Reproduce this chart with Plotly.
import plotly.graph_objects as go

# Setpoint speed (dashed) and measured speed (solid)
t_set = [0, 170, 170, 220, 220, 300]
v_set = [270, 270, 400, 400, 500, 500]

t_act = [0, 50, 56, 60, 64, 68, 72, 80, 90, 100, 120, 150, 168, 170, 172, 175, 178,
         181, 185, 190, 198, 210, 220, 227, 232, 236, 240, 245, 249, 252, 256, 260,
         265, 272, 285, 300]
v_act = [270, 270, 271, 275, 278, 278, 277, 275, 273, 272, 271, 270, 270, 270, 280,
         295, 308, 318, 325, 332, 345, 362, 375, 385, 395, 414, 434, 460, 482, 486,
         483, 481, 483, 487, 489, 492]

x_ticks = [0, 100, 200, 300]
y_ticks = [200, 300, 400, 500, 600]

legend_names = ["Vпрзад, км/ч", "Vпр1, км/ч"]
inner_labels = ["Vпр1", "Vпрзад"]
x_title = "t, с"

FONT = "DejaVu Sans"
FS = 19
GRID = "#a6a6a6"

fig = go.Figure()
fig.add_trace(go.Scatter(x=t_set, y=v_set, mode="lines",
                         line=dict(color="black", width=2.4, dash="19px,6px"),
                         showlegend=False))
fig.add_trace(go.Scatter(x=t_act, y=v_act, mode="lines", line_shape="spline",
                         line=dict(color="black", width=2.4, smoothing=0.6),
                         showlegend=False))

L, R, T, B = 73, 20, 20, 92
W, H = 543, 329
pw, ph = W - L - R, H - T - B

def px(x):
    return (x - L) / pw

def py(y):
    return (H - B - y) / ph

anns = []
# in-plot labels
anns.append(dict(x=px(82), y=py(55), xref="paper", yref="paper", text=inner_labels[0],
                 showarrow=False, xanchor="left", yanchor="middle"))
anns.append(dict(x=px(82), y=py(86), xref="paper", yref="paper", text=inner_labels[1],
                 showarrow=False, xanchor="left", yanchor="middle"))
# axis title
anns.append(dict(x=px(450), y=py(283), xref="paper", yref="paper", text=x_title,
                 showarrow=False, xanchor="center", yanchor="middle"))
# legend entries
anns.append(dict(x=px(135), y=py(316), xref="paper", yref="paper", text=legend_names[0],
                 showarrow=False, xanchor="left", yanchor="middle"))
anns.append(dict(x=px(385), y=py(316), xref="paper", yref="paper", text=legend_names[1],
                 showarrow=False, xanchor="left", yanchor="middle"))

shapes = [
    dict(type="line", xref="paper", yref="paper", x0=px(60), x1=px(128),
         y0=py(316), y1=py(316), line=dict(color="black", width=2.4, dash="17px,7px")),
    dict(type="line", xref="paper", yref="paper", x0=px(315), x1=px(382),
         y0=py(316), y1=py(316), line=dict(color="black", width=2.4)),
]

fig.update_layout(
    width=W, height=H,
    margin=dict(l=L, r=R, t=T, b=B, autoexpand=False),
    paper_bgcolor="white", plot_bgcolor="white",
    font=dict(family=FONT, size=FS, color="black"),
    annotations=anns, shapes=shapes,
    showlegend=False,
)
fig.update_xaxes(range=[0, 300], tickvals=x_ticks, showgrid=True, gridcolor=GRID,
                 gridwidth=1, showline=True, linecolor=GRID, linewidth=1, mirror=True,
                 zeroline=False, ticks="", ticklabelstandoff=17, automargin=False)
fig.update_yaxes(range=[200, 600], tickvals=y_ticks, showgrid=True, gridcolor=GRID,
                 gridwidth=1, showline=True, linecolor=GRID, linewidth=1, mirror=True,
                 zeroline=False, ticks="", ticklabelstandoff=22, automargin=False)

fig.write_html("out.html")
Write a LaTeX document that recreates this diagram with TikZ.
::::
*Do this*: Reproduce the records above exactly, from the first line through the line containing "return (H - B - y) / ph", and output nothing else.

*Answer to this exercise*:
Reproduce this chart with Plotly.
import plotly.graph_objects as go

# Setpoint speed (dashed) and measured speed (solid)
t_set = [0, 170, 170, 220, 220, 300]
v_set = [270, 270, 400, 400, 500, 500]

t_act = [0, 50, 56, 60, 64, 68, 72, 80, 90, 100, 120, 150, 168, 170, 172, 175, 178,
         181, 185, 190, 198, 210, 220, 227, 232, 236, 240, 245, 249, 252, 256, 260,
         265, 272, 285, 300]
v_act = [270, 270, 271, 275, 278, 278, 277, 275, 273, 272, 271, 270, 270, 270, 280,
         295, 308, 318, 325, 332, 345, 362, 375, 385, 395, 414, 434, 460, 482, 486,
         483, 481, 483, 487, 489, 492]

x_ticks = [0, 100, 200, 300]
y_ticks = [200, 300, 400, 500, 600]

legend_names = ["Vпрзад, км/ч", "Vпр1, км/ч"]
inner_labels = ["Vпр1", "Vпрзад"]
x_title = "t, с"

FONT = "DejaVu Sans"
FS = 19
GRID = "#a6a6a6"

fig = go.Figure()
fig.add_trace(go.Scatter(x=t_set, y=v_set, mode="lines",
                         line=dict(color="black", width=2.4, dash="19px,6px"),
                         showlegend=False))
fig.add_trace(go.Scatter(x=t_act, y=v_act, mode="lines", line_shape="spline",
                         line=dict(color="black", width=2.4, smoothing=0.6),
                         showlegend=False))

L, R, T, B = 73, 20, 20, 92
W, H = 543, 329
pw, ph = W - L - R, H - T - B

def px(x):
    return (x - L) / pw

def py(y):
    return (H - B - y) / ph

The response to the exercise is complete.